* Data:
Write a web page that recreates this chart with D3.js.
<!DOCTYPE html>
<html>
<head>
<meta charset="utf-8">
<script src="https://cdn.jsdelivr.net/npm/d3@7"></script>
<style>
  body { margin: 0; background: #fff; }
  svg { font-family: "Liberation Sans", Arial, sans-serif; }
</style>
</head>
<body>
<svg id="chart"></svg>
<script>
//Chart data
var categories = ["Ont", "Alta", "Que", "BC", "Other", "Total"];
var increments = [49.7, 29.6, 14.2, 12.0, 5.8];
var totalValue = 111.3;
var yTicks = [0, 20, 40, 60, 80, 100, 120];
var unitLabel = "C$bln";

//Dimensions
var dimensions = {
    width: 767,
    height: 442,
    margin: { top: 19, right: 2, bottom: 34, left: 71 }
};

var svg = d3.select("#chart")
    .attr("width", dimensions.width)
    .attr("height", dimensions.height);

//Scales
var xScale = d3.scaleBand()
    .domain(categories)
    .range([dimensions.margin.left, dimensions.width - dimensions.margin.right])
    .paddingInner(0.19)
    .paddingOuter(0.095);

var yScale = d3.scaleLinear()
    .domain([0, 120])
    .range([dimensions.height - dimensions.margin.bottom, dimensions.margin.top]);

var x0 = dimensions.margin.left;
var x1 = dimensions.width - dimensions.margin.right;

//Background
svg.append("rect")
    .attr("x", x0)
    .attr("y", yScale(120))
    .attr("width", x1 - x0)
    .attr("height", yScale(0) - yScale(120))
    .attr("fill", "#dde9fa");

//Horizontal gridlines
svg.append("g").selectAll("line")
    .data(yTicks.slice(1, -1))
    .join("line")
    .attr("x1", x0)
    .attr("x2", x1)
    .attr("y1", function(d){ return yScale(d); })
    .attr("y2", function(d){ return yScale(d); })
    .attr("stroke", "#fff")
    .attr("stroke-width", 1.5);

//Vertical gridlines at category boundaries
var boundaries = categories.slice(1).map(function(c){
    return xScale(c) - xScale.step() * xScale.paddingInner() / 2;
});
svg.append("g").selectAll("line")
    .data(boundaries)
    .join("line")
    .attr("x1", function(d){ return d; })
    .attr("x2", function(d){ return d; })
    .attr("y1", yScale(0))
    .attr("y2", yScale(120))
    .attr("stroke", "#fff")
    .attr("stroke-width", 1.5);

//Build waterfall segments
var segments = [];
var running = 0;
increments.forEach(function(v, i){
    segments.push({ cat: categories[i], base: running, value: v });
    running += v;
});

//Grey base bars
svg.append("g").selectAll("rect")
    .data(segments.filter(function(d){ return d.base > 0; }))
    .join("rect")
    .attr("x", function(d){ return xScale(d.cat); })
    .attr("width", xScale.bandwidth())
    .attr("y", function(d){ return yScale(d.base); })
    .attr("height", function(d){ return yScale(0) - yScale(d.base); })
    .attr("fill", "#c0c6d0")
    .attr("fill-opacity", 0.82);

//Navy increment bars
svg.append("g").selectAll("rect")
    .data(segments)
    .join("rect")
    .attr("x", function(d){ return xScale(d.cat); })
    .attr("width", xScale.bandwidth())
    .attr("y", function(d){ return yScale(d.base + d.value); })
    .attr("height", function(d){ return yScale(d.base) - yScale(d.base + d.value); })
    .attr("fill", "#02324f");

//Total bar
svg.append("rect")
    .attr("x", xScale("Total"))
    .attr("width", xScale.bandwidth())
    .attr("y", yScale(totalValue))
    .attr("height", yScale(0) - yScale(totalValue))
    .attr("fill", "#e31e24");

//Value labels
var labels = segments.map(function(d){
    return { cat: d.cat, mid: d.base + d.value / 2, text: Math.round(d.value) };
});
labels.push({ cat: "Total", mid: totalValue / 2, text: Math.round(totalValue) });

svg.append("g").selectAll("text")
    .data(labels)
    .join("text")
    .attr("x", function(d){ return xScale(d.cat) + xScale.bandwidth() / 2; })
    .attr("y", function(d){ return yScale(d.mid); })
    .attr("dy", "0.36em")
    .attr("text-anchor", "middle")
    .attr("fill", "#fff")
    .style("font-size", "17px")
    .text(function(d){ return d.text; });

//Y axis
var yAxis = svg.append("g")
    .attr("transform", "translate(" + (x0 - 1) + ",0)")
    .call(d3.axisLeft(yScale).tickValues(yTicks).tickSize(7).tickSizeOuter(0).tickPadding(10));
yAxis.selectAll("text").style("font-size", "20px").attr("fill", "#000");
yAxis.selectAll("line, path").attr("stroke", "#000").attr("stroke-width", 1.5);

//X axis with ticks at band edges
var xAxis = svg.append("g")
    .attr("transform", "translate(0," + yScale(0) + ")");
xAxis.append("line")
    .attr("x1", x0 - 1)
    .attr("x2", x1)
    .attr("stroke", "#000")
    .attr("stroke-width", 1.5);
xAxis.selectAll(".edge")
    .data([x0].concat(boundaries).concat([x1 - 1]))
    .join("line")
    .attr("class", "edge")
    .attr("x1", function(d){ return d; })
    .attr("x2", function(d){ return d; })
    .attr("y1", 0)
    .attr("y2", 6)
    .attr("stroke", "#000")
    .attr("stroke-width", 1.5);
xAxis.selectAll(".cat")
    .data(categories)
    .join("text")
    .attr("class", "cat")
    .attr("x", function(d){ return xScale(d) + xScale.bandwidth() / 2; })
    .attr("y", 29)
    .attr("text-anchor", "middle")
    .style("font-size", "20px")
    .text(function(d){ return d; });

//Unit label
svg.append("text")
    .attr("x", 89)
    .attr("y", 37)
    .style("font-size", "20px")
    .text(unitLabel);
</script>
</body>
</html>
...
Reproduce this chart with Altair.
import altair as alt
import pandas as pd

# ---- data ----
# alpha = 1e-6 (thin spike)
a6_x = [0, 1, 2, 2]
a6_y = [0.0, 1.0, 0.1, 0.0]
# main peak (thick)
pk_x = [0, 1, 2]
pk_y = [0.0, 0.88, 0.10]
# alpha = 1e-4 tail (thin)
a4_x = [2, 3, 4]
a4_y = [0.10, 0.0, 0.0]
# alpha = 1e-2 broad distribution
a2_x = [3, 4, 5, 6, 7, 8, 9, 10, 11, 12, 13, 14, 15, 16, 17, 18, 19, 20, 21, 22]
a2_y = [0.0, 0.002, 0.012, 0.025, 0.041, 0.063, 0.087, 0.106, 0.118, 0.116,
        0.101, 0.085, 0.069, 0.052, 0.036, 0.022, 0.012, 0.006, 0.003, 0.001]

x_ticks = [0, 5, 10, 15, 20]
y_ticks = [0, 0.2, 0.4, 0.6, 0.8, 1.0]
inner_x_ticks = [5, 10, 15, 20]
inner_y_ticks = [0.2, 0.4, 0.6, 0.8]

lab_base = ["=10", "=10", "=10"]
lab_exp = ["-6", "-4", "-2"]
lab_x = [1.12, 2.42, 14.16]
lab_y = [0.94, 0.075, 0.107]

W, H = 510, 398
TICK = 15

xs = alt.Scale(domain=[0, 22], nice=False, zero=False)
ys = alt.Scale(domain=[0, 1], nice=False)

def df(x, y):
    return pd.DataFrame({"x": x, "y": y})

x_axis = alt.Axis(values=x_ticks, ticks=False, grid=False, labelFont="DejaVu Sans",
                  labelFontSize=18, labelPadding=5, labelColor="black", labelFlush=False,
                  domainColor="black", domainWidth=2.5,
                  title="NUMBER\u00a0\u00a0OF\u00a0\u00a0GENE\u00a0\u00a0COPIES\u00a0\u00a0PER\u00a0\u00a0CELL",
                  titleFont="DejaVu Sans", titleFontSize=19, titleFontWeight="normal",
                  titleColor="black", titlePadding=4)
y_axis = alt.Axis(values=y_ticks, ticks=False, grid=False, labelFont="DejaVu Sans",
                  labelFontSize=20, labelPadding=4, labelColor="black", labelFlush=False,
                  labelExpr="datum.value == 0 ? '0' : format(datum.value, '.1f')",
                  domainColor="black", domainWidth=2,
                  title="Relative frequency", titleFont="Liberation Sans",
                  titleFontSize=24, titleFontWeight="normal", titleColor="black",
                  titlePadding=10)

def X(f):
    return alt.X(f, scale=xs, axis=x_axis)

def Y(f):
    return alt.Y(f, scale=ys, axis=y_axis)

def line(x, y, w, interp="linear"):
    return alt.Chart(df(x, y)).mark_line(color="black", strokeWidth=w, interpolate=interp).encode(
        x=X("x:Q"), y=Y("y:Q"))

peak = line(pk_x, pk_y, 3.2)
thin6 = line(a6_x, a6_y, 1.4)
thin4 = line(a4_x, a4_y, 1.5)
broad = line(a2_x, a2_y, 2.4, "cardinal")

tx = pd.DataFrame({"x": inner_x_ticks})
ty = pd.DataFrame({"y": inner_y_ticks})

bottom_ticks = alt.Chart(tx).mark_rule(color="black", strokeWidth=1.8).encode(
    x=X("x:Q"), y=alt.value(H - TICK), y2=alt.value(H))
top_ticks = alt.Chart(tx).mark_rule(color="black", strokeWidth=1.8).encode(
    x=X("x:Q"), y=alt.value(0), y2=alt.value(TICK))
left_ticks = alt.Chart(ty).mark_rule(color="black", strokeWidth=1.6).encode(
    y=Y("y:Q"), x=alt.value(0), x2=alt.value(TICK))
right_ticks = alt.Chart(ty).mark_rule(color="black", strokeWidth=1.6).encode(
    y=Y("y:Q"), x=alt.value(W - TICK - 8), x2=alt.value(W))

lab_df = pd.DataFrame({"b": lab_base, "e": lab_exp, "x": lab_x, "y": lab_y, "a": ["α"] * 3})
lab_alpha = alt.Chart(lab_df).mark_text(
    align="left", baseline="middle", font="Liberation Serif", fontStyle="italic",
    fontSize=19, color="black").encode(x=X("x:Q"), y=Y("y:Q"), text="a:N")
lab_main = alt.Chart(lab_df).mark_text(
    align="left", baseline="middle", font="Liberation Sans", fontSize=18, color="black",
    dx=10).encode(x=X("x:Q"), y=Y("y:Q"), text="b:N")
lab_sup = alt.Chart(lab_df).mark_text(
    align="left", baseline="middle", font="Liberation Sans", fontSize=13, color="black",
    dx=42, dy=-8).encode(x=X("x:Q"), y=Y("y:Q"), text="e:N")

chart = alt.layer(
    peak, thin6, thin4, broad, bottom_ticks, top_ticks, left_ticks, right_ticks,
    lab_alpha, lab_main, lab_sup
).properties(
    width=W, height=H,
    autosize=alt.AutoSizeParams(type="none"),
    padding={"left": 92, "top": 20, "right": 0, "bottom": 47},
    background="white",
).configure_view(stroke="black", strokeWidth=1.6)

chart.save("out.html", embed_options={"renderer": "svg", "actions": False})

* Task prompt:
From the records above, quote only the lines running from the line with "Reproduce this chart with Altair." to the line with "ys = alt.Scale(domain=[0, 1], nice=False)", both lines included.

* Solution to this problem:
Reproduce this chart with Altair.
import altair as alt
import pandas as pd

# ---- data ----
# alpha = 1e-6 (thin spike)
a6_x = [0, 1, 2, 2]
a6_y = [0.0, 1.0, 0.1, 0.0]
# main peak (thick)
pk_x = [0, 1, 2]
pk_y = [0.0, 0.88, 0.10]
# alpha = 1e-4 tail (thin)
a4_x = [2, 3, 4]
a4_y = [0.10, 0.0, 0.0]
# alpha = 1e-2 broad distribution
a2_x = [3, 4, 5, 6, 7, 8, 9, 10, 11, 12, 13, 14, 15, 16, 17, 18, 19, 20, 21, 22]
a2_y = [0.0, 0.002, 0.012, 0.025, 0.041, 0.063, 0.087, 0.106, 0.118, 0.116,
        0.101, 0.085, 0.069, 0.052, 0.036, 0.022, 0.012, 0.006, 0.003, 0.001]

x_ticks = [0, 5, 10, 15, 20]
y_ticks = [0, 0.2, 0.4, 0.6, 0.8, 1.0]
inner_x_ticks = [5, 10, 15, 20]
inner_y_ticks = [0.2, 0.4, 0.6, 0.8]

lab_base = ["=10", "=10", "=10"]
lab_exp = ["-6", "-4", "-2"]
lab_x = [1.12, 2.42, 14.16]
lab_y = [0.94, 0.075, 0.107]

W, H = 510, 398
TICK = 15

xs = alt.Scale(domain=[0, 22], nice=False, zero=False)
ys = alt.Scale(domain=[0, 1], nice=False)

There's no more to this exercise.